Tense but not (so far anyway) very creepy, Bates Motel seems to aim for the whole Twin Peaks and/or Happy Town vibe.

Here is Norman Bates at age 17, living with his mother Norma (geez, way to lump on the whole tied-to-the-apron themes, there). His older brother is absent, and his father has just died. Norma sees her widowhood as a chance at a fresh start—"second chance" and "fresh start" seem to be her favorite phrases, and here again the writers go a bit far in repeating them—and so buys a rickety motel and its attendant home, made so famous in Hitchcock's Psycho.

But this is not 1960. Despite what seems to be a conscious attempt to evoke that era, such as Norma's Donna Reed-like dresses and a surfeit of cardigans, the kids all have iPhones too. Yet the juxtaposition is not as jarring as one might expect. In fact, the art direction here is quite lovely.

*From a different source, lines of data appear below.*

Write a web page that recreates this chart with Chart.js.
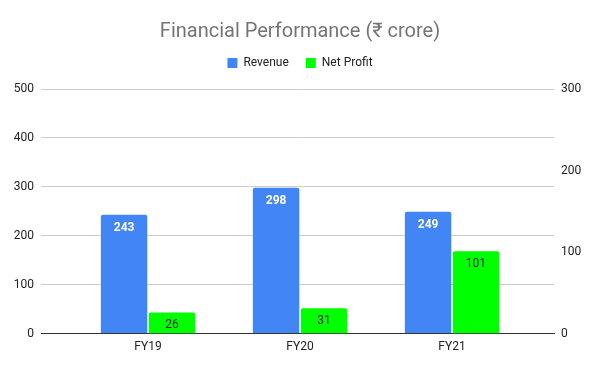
<!DOCTYPE html>
<html>
<head>
<meta charset="utf-8">
<script src="https://cdn.jsdelivr.net/npm/chart.js@4"></script>
<style>
  html, body { margin: 0; padding: 0; background: #fff; }
  #wrap { width: 600px; height: 371px; }
</style>
</head>
<body>
<div id="wrap"><canvas id="bar-chart"></canvas></div>
<script>
var categories = ['FY19', 'FY20', 'FY21'];
var revenue = [243, 298, 249];
var netProfit = [26, 31, 101];
var leftTicks = [0, 100, 200, 300, 400, 500];
var rightTicks = [0, 100, 200, 300];

// bars sit on a linear x so the groups can be placed like the original
function points(values) {
    return values.map(function (v, i) { return { x: i, y: v } })
}

var valueLabels = {
    id: 'valueLabels',
    afterDatasetsDraw: function (chart) {
        var ctx = chart.ctx
        chart.data.datasets.forEach(function (ds, di) {
            var meta = chart.getDatasetMeta(di)
            meta.data.forEach(function (bar, i) {
                ctx.save()
                ctx.font = ds.labelFont
                ctx.fillStyle = ds.labelColor
                ctx.textAlign = 'center'
                ctx.textBaseline = 'middle'
                ctx.fillText(String(ds.data[i].y), bar.x, bar.y + 13)
                ctx.restore()
            })
        })
    }
}

// extra room under the legend
var legendGap = {
    id: 'legendGap',
    beforeInit: function (chart) {
        var fit = chart.legend.fit
        chart.legend.fit = function () {
            fit.bind(chart.legend)()
            this.height += 10
        }
    }
}

Chart.defaults.font.family = 'Roboto, "Noto Sans", sans-serif'
Chart.defaults.font.size = 12
Chart.defaults.color = '#222'

var data = {
    datasets: [{
        label: 'Revenue',
        data: points(revenue),
        yAxisID: 'y',
        backgroundColor: '#4285F4',
        borderRadius: 2,
        labelFont: 'bold 12px Roboto',
        labelColor: '#fff'
    }, {
        label: 'Net Profit',
        data: points(netProfit),
        yAxisID: 'y1',
        backgroundColor: '#00FF00',
        borderRadius: 2,
        labelFont: '12px Roboto',
        labelColor: '#222'
    }]
}

var option = {
    responsive: true,
    maintainAspectRatio: false,
    animation: false,
    categoryPercentage: 0.63,
    barPercentage: 0.97,
    layout: { padding: { top: 10, bottom: 11, left: 0, right: 0 } },
    plugins: {
        title: {
            display: true,
            text: 'Financial Performance (₹ crore)',
            color: '#757575',
            font: { size: 20, weight: 'normal' },
            padding: { top: 10, bottom: -4 }
        },
        legend: {
            labels: { boxWidth: 10, boxHeight: 10, padding: 17, color: '#222' }
        },
        tooltip: { enabled: false }
    },
    scales: {
        x: {
            type: 'linear',
            offset: false,
            min: -0.704,
            max: 2.671,
            grid: { display: false, drawTicks: false },
            border: { color: '#333', width: 1 },
            ticks: {
                stepSize: 1,
                includeBounds: false,
                padding: 6,
                callback: function (v) { return categories[v] || '' }
            }
        },
        y: {
            position: 'left',
            min: leftTicks[0],
            max: leftTicks[leftTicks.length - 1],
            grid: { color: '#ccc', drawTicks: false },
            border: { display: false },
            ticks: { stepSize: 100, padding: 7 },
            afterFit: function (scale) { scale.width = 41 }
        },
        y1: {
            position: 'right',
            min: rightTicks[0],
            max: rightTicks[rightTicks.length - 1],
            grid: { display: false, drawTicks: false },
            border: { display: false },
            ticks: { stepSize: 100, padding: 7 },
            afterFit: function (scale) { scale.width = 46 }
        }
    }
}

var tempGraph = new Chart(document.getElementById('bar-chart'), {
    type: 'bar',
    data: data,
    options: option,
    plugins: [valueLabels, legendGap]
})
</script>
</body>
</html>
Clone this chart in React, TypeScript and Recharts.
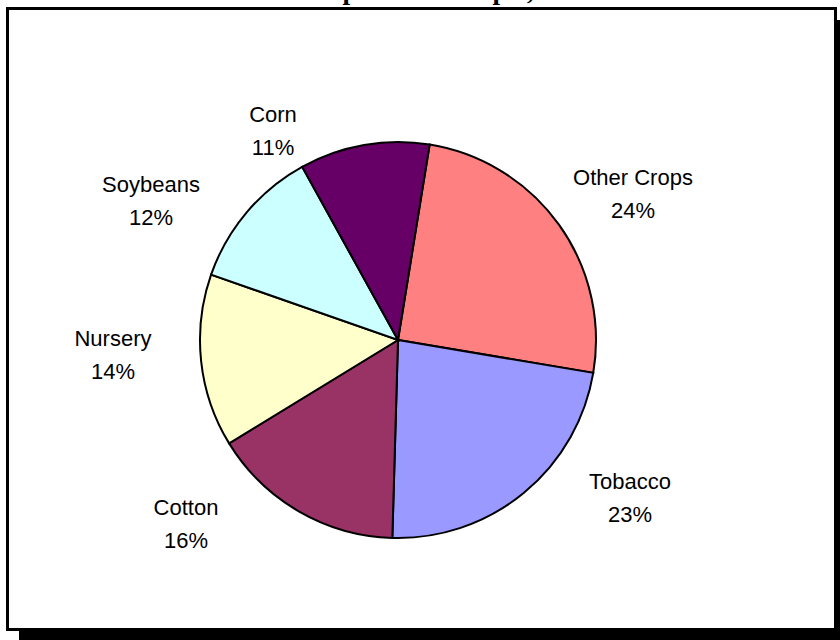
import React from "react";
import { PieChart, Pie, Cell } from "recharts";

const categories = ["Other Crops", "Tobacco", "Cotton", "Nursery", "Soybeans", "Corn"];
const shares = [25.1, 22.8, 15.8, 14.1, 11.6, 10.6];
const percentLabels = ["24%", "23%", "16%", "14%", "12%", "11%"];
const colors = ["#FF8080", "#9999FF", "#993366", "#FFFFCC", "#CCFFFF", "#660066"];
const titleText = "Crop Cash Receipts, 2002";

// label block centre offsets from pie centre (layout)
const labelOffsets: [number, number][] = [
  [235, -146],
  [232, 158],
  [-212, 184],
  [-285, 15],
  [-247, -139],
  [-125, -209],
];

const data = categories.map((name, i) => ({ name, value: shares[i], pct: percentLabels[i] }));

const FONT = "'Liberation Sans', Arial, sans-serif";

const renderLabel = (props: any) => {
  const { cx, cy, index } = props;
  const [dx, dy] = labelOffsets[index];
  const x = cx + dx;
  const y = cy + dy;
  return (
    <g>
      <text x={x} y={y - 16.5} textAnchor="middle" dominantBaseline="central" fontFamily={FONT} fontSize={22} fill="#000">
        {data[index].name}
      </text>
      <text x={x} y={y + 16.5} textAnchor="middle" dominantBaseline="central" fontFamily={FONT} fontSize={22} fill="#000">
        {data[index].pct}
      </text>
    </g>
  );
};

export default function App() {
  return (
    <div style={{ position: "absolute", left: 0, top: 0, width: 840, height: 640, overflow: "hidden", background: "#fff" }}>
      <div style={{ position: "absolute", left: 19, top: 20, width: 830, height: 630, background: "#000" }} />
      <div
        style={{
          position: "absolute",
          left: 6,
          top: 7,
          width: 831,
          height: 624,
          boxSizing: "border-box",
          border: "3px solid #000",
          background: "#fff",
        }}
      />
      <svg width={840} height={640} style={{ position: "absolute", left: 0, top: 0 }}>
        <text x={298} y={-1} fontFamily="'Liberation Serif', 'Times New Roman', serif" fontWeight="bold" fontSize={27} fill="#000">
          {titleText}
        </text>
      </svg>
      <div style={{ position: "absolute", left: 0, top: 0 }}>
        <PieChart width={840} height={640} margin={{ top: 0, right: 0, bottom: 0, left: 0 }}>
          <Pie
            data={data}
            dataKey="value"
            nameKey="name"
            cx={398}
            cy={340}
            outerRadius={198}
            startAngle={80.8}
            endAngle={-279.2}
            stroke="#000"
            strokeWidth={2}
            label={renderLabel}
            labelLine={false}
            isAnimationActive={false}
          >
            {data.map((d, i) => (
              <Cell key={d.name} fill={colors[i]} stroke="#000" strokeWidth={2} />
            ))}
          </Pie>
        </PieChart>
      </div>
    </div>
  );
}
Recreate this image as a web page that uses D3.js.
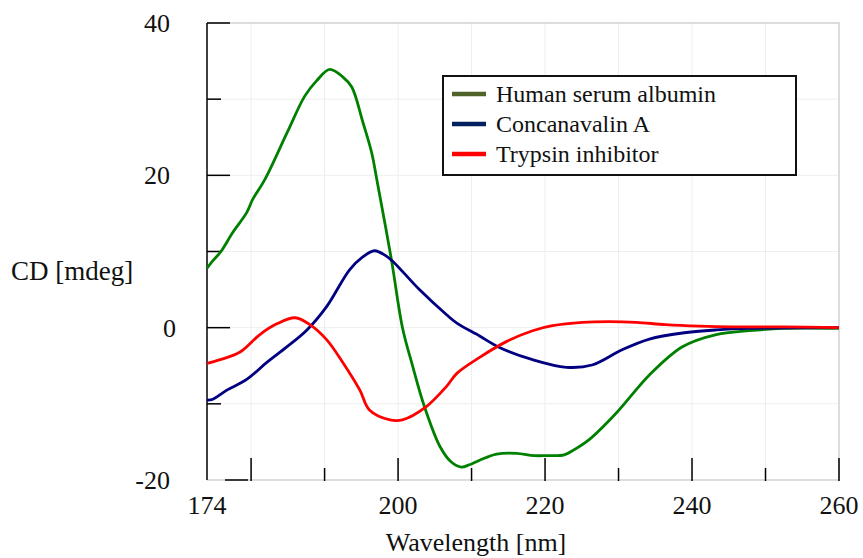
<!DOCTYPE html>
<html>
<head>
<meta charset="utf-8">
<script src="https://cdn.jsdelivr.net/npm/d3@7"></script>
<style>
  body { margin: 0; background: #fff; }
  text { font-family: "Liberation Serif", "Times New Roman", serif; fill: #111; }
</style>
</head>
<body>
<div id="chart"></div>
<script>
// Human serum albumin
var hsaWl = [174, 174.8, 175.9, 177.5, 179.4, 180.2, 181.9, 184.9, 187.3, 188.9, 190.7, 192.5, 193.7, 195.2, 196.4, 197.1, 199.1, 200.6, 202, 203.6, 205.7, 207.2, 208.6, 209.7, 211.1, 213.4, 216.1, 218.5, 220.2, 222.6, 224, 226, 229.7, 234.2, 238.7, 243.3, 247.8, 252.3, 260];
var hsaCd = [7.8, 8.8, 10.0, 12.5, 15.1, 16.8, 19.5, 25.6, 30.4, 32.4, 33.9, 32.9, 31.6, 27.0, 23.0, 19.5, 8.9, 0, -5.1, -10.4, -15.6, -17.6, -18.3, -18.0, -17.4, -16.6, -16.5, -16.8, -16.8, -16.7, -16.0, -14.7, -11.2, -6.2, -2.5, -0.9, -0.4, -0.1, -0.1];

// Concanavalin A
var conWl = [174, 174.8, 176.7, 179.4, 182.1, 184.9, 187.6, 190.3, 193.4, 195.2, 196.8, 198.4, 199.3, 202.9, 206.6, 208, 211.1, 213.8, 218.3, 222.9, 226.4, 230.5, 234.2, 238.7, 243.3, 247.8, 260];
var conCd = [-9.5, -9.4, -8.2, -6.8, -4.6, -2.5, -0.3, 2.8, 7.6, 9.3, 10.1, 9.4, 8.7, 5.0, 1.7, 0.6, -1.1, -2.6, -4.2, -5.2, -4.9, -2.9, -1.5, -0.7, -0.3, -0.1, 0];

// Trypsin inhibitor
var tryWl = [174, 175.8, 178.5, 181.2, 183.5, 186, 188, 190.3, 192.5, 194.8, 196.1, 198.9, 200.6, 203.8, 206.6, 208, 211.1, 214.8, 218.3, 221, 225.1, 228.7, 232.4, 236.4, 241, 245.5, 252.3, 260];
var tryCd = [-4.7, -4.2, -3.2, -0.9, 0.5, 1.3, 0.4, -1.6, -4.6, -8.2, -10.8, -12.1, -12.1, -10.4, -7.7, -6.0, -3.9, -1.8, -0.4, 0.26, 0.7, 0.8, 0.7, 0.4, 0.2, 0.1, 0.1, 0];

var seriesNames = ["Human serum albumin", "Concanavalin A", "Trypsin inhibitor"];
var xLabelTicks = [174, 200, 220, 240, 260];
var xMarkTicks = [180, 190, 200, 210, 220, 230, 240, 250, 260];
var yLabelTicks = [40, 20, 0, -20];
var yMarkTicks = [40, 30, 20, 10, 0, -10];

var lineColors = ["#008000", "#000080", "#ff0000"];
var legendColors = ["#4f6228", "#002060", "#ff0000"];

var svgWidth = 863;
var svgHeight = 558;

var svg = d3.select("#chart")
    .append("svg")
    .attr("width", svgWidth)
    .attr("height", svgHeight);

// plot area edges
var plotLeft = 207, plotRight = 839, plotTop = 23, plotBottom = 480;

var xScale = d3.scaleLinear().domain([174, 260]).range([plotLeft, plotRight]);
var yScale = d3.scaleLinear().domain([-20, 40]).range([plotBottom, plotTop]);

// light grid
svg.append("g").selectAll("line")
    .data([180, 190, 200, 210, 220, 230, 240, 250])
    .enter().append("line")
    .attr("x1", d => xScale(d)).attr("x2", d => xScale(d))
    .attr("y1", plotTop).attr("y2", plotBottom)
    .attr("stroke", "#eeeeee").attr("stroke-width", 1);

svg.append("g").selectAll("line")
    .data([30, 20, 10, 0, -10])
    .enter().append("line")
    .attr("x1", plotLeft).attr("x2", plotRight)
    .attr("y1", d => yScale(d)).attr("y2", d => yScale(d))
    .attr("stroke", "#eeeeee").attr("stroke-width", 1);

// frame: grey top / right / bottom, black left
svg.append("path")
    .attr("d", `M${plotLeft},${plotTop}H${plotRight}V${plotBottom}H${plotLeft}`)
    .attr("fill", "none")
    .attr("stroke", "#d2d2d2")
    .attr("stroke-width", 1.5);

svg.append("line")
    .attr("x1", plotLeft).attr("x2", plotLeft)
    .attr("y1", plotTop).attr("y2", plotBottom)
    .attr("stroke", "#000").attr("stroke-width", 1.5);

// y tick marks (long on labelled values)
svg.append("g").selectAll("line")
    .data(yMarkTicks)
    .enter().append("line")
    .attr("x1", plotLeft)
    .attr("x2", d => plotLeft + (d % 20 === 0 ? 23 : 14))
    .attr("y1", d => yScale(d)).attr("y2", d => yScale(d))
    .attr("stroke", "#000").attr("stroke-width", 1.5);

// the -20 mark sits a little to the right of the axis
svg.append("line")
    .attr("x1", plotLeft + 18).attr("x2", plotLeft + 41)
    .attr("y1", yScale(-20)).attr("y2", yScale(-20))
    .attr("stroke", "#000").attr("stroke-width", 1.5);

// x tick marks pointing up
svg.append("g").selectAll("line")
    .data(xMarkTicks)
    .enter().append("line")
    .attr("x1", d => xScale(d)).attr("x2", d => xScale(d))
    .attr("y1", plotBottom + 1)
    .attr("y2", d => plotBottom - (d % 20 === 0 ? 22 : 12))
    .attr("stroke", "#000").attr("stroke-width", 1.5);

// y labels
svg.append("g").selectAll("text")
    .data(yLabelTicks)
    .enter().append("text")
    .attr("x", d => d === 0 ? 176 : 170)
    .attr("y", d => yScale(d))
    .attr("dy", "0.34em")
    .attr("text-anchor", "end")
    .attr("font-size", "26px")
    .text(d => d);

// x labels
svg.append("g").selectAll("text")
    .data(xLabelTicks)
    .enter().append("text")
    .attr("x", d => xScale(d))
    .attr("y", 514)
    .attr("text-anchor", "middle")
    .attr("font-size", "26px")
    .text(d => d);

// axis titles
svg.append("text")
    .attr("x", 11)
    .attr("y", 280)
    .attr("font-size", "27px")
    .text("CD [mdeg]");

svg.append("text")
    .attr("x", 476)
    .attr("y", 551)
    .attr("text-anchor", "middle")
    .attr("font-size", "26px")
    .text("Wavelength [nm]");

// curves
var series = [
    { wl: hsaWl, cd: hsaCd },
    { wl: conWl, cd: conCd },
    { wl: tryWl, cd: tryCd }
];

var line = d3.line()
    .x(d => xScale(d[0]))
    .y(d => yScale(d[1]))
    .curve(d3.curveCatmullRom.alpha(0.5));

series.forEach(function (s, i) {
    var pts = s.wl.map((w, j) => [w, s.cd[j]]);
    svg.append("path")
        .datum(pts)
        .attr("d", line)
        .attr("fill", "none")
        .attr("stroke", lineColors[i])
        .attr("stroke-width", 2.8)
        .attr("stroke-linejoin", "round");
});

// legend
var legend = svg.append("g").attr("transform", "translate(443,76)");

legend.append("rect")
    .attr("x", 0).attr("y", 0)
    .attr("width", 353).attr("height", 99)
    .attr("fill", "#fff")
    .attr("stroke", "#111")
    .attr("stroke-width", 2);

seriesNames.forEach(function (name, i) {
    var cy = 18 + i * 30;
    legend.append("line")
        .attr("x1", 9).attr("x2", 43)
        .attr("y1", cy).attr("y2", cy)
        .attr("stroke", legendColors[i])
        .attr("stroke-width", 4.5);
    legend.append("text")
        .attr("x", 53)
        .attr("y", cy + 8)
        .attr("font-size", "24px")
        .text(name);
});
</script>
</body>
</html>
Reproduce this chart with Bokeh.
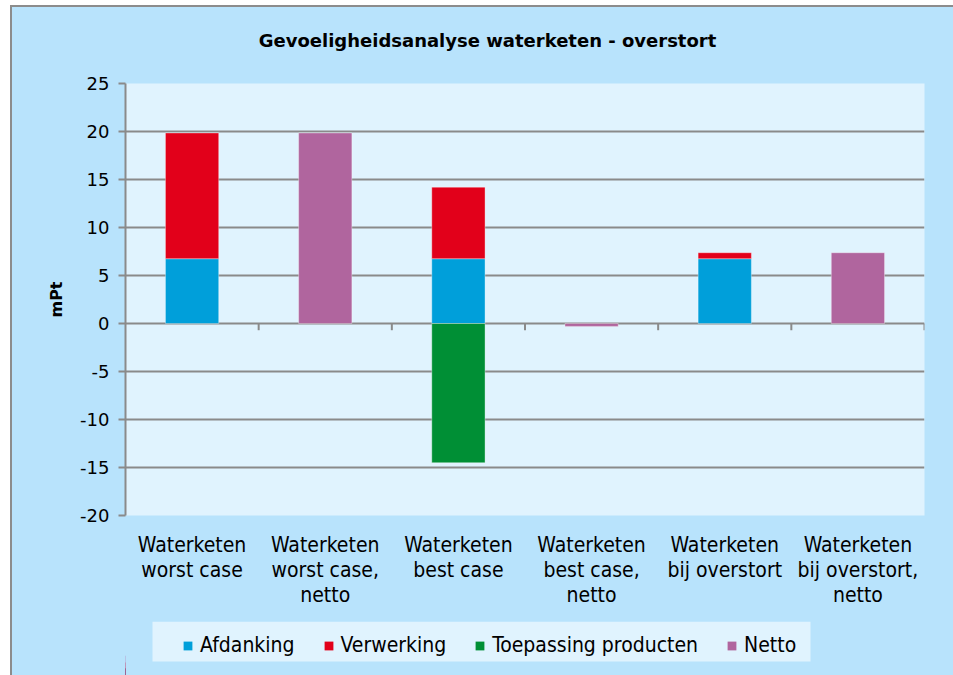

Not so lovely is the previous owner's threats to Norma and her son, and he makes good on them in a somewhat graphic rape scene that leads to murder.

As I said, the tension is thick. Vera Farmiga as Norma does a solid job of emotionally manipulating her son, and Freddie Highmore as Norman hits a nice medium of craving his mother's approval while simultaneously yearning for independence. His is a soft and squishy exterior, as in the kind of kid that might usually get teased or bullied, with a steel rod core.

Meanwhile, the episode also strongly suggests strange things going on in the town, hence the Twin Peaks/Happy Town comparison. (Not quite crazy enough to be David Lynch quality, but it may yet move in that direction.)

While I'm not sold on the high school hijinx plot line in which every girl in town makes nice with Norman, on the whole the premiere makes me willing to give the show another outing.